*Exercise requirements*.
Copy the lines below as they are; omit the images they contain.

*Stored data*.

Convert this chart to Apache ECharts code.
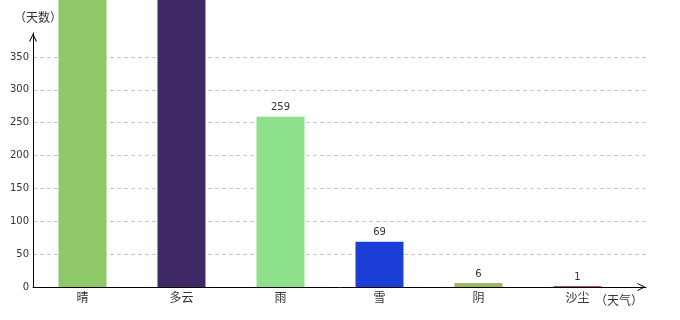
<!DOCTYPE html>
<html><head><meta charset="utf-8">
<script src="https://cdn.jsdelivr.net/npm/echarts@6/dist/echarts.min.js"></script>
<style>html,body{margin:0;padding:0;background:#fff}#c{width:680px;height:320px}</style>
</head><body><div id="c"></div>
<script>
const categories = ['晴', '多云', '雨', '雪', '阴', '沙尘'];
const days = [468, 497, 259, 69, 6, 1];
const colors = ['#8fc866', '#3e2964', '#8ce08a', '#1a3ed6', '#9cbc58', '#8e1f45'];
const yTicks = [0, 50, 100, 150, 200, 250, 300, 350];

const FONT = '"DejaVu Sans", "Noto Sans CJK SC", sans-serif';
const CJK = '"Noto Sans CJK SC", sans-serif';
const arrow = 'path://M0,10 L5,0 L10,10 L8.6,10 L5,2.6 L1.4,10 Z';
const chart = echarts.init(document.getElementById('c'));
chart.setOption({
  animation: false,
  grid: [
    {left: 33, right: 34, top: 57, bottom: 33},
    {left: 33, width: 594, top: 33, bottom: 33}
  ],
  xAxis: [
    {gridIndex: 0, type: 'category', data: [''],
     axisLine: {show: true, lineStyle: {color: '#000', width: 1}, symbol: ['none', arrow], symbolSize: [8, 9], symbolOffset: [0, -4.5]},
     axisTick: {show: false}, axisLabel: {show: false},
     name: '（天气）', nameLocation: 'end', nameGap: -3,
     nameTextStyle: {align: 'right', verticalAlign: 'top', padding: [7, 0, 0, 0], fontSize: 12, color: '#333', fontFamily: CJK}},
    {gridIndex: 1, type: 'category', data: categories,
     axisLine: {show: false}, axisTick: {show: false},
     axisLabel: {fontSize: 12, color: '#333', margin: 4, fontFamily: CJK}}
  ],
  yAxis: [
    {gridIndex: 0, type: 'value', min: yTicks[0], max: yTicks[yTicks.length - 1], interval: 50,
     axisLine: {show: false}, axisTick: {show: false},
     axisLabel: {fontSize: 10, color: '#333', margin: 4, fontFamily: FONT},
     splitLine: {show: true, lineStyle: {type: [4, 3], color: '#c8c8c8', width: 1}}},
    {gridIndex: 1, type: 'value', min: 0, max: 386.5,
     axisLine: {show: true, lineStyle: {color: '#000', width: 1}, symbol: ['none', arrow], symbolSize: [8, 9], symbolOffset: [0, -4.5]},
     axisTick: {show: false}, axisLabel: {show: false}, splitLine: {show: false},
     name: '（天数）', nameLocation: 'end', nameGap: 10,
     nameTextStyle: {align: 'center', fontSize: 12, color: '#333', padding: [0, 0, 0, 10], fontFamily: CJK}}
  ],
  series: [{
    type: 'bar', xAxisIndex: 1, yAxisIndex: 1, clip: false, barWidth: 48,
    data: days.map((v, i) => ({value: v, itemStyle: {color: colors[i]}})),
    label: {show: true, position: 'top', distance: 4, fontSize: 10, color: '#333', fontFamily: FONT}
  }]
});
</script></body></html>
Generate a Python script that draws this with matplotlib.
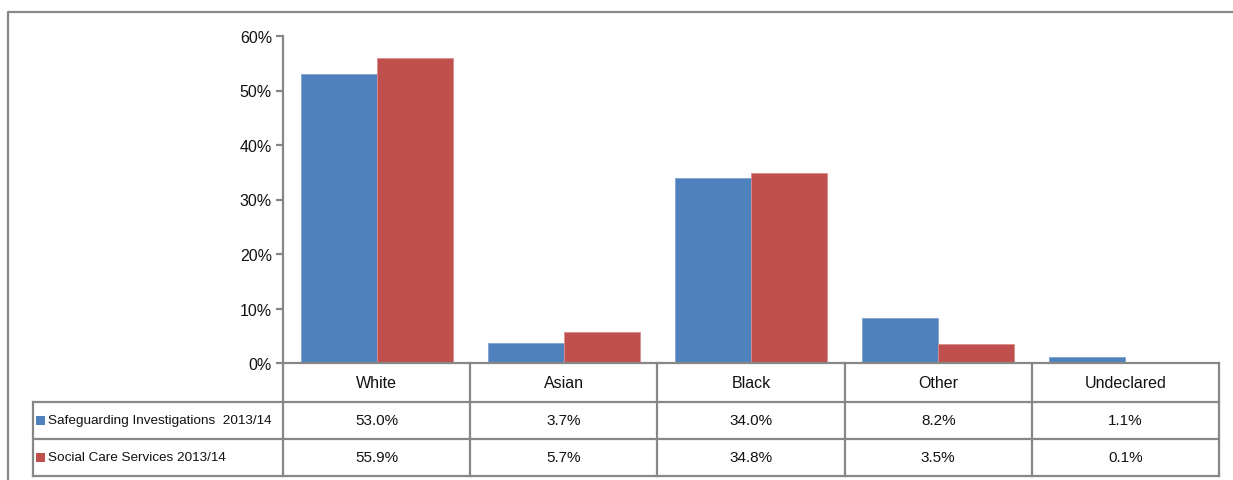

*Written response*.
Convert this chart to Apache ECharts code.
<!DOCTYPE html>
<html><head><meta charset="utf-8">
<script src="https://cdn.jsdelivr.net/npm/echarts@6/dist/echarts.min.js"></script>
<style>html,body{margin:0;padding:0;background:#fff}#c{width:680px;height:320px}</style>
</head><body><div id="c"></div>
<script>
const categories = ['晴', '多云', '雨', '雪', '阴', '沙尘'];
const days = [468, 497, 259, 69, 6, 1];
const colors = ['#8fc866', '#3e2964', '#8ce08a', '#1a3ed6', '#9cbc58', '#8e1f45'];
const yTicks = [0, 50, 100, 150, 200, 250, 300, 350];

const FONT = '"DejaVu Sans", "Noto Sans CJK SC", sans-serif';
const CJK = '"Noto Sans CJK SC", sans-serif';
const arrow = 'path://M0,10 L5,0 L10,10 L8.6,10 L5,2.6 L1.4,10 Z';
const chart = echarts.init(document.getElementById('c'));
chart.setOption({
  animation: false,
  grid: [
    {left: 33, right: 34, top: 57, bottom: 33},
    {left: 33, width: 594, top: 33, bottom: 33}
  ],
  xAxis: [
    {gridIndex: 0, type: 'category', data: [''],
     axisLine: {show: true, lineStyle: {color: '#000', width: 1}, symbol: ['none', arrow], symbolSize: [8, 9], symbolOffset: [0, -4.5]},
     axisTick: {show: false}, axisLabel: {show: false},
     name: '（天气）', nameLocation: 'end', nameGap: -3,
     nameTextStyle: {align: 'right', verticalAlign: 'top', padding: [7, 0, 0, 0], fontSize: 12, color: '#333', fontFamily: CJK}},
    {gridIndex: 1, type: 'category', data: categories,
     axisLine: {show: false}, axisTick: {show: false},
     axisLabel: {fontSize: 12, color: '#333', margin: 4, fontFamily: CJK}}
  ],
  yAxis: [
    {gridIndex: 0, type: 'value', min: yTicks[0], max: yTicks[yTicks.length - 1], interval: 50,
     axisLine: {show: false}, axisTick: {show: false},
     axisLabel: {fontSize: 10, color: '#333', margin: 4, fontFamily: FONT},
     splitLine: {show: true, lineStyle: {type: [4, 3], color: '#c8c8c8', width: 1}}},
    {gridIndex: 1, type: 'value', min: 0, max: 386.5,
     axisLine: {show: true, lineStyle: {color: '#000', width: 1}, symbol: ['none', arrow], symbolSize: [8, 9], symbolOffset: [0, -4.5]},
     axisTick: {show: false}, axisLabel: {show: false}, splitLine: {show: false},
     name: '（天数）', nameLocation: 'end', nameGap: 10,
     nameTextStyle: {align: 'center', fontSize: 12, color: '#333', padding: [0, 0, 0, 10], fontFamily: CJK}}
  ],
  series: [{
    type: 'bar', xAxisIndex: 1, yAxisIndex: 1, clip: false, barWidth: 48,
    data: days.map((v, i) => ({value: v, itemStyle: {color: colors[i]}})),
    label: {show: true, position: 'top', distance: 4, fontSize: 10, color: '#333', fontFamily: FONT}
  }]
});
</script></body></html>
Generate a Python script that draws this with matplotlib.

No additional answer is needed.